Most scholars assume a completion date between mid-1440s and early–1460s, based on factors such as the near identical red robe worn by Mary in Christus's Exeter Madonna and that painting's similarities to van Eyck's c. 1441 Madonna of Jan Vos. A date of 1462—1463 or later is most likely correct, based on Christus's relationship with the Confraternity of the Dry Tree, and the adoption of van der Weyden stylisations in Christus's later works.

Grete Ring was the first art historian to undertake a complete study of the painting when, in 1919, she definitively attributed it to Christus, which has not been challenged since.

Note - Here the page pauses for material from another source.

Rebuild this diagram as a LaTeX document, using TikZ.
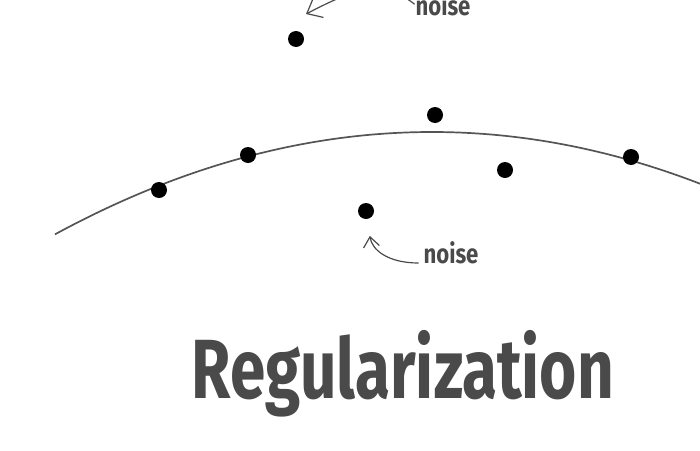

The panel is very similar to the central panel of a 1620 triptych by Pieter Claeissens the Younger, which may draw from the same sources.

==Provenance==
The painting was in the Ernst Oppler collection, Berlin, before 1919. That year Ring published the first analysis of the painting, attributing Christus in her article "Onse Lieve Vrauwe ten Drooghen Boome" for the Zeitschrift für bildende Kunst. It passed to the collection of Fritz Thyssen in Mülheim, before it was acquired in 1965 by the Swiss billionaire Hans Heinrich Von Thyssen for the Museo Thyssen-Bornemisza, Madrid.

It was exhibited at the National Gallery of Art in Washington, D.C. in October 1981 while on loan from the Thyssen‐Bornemisza.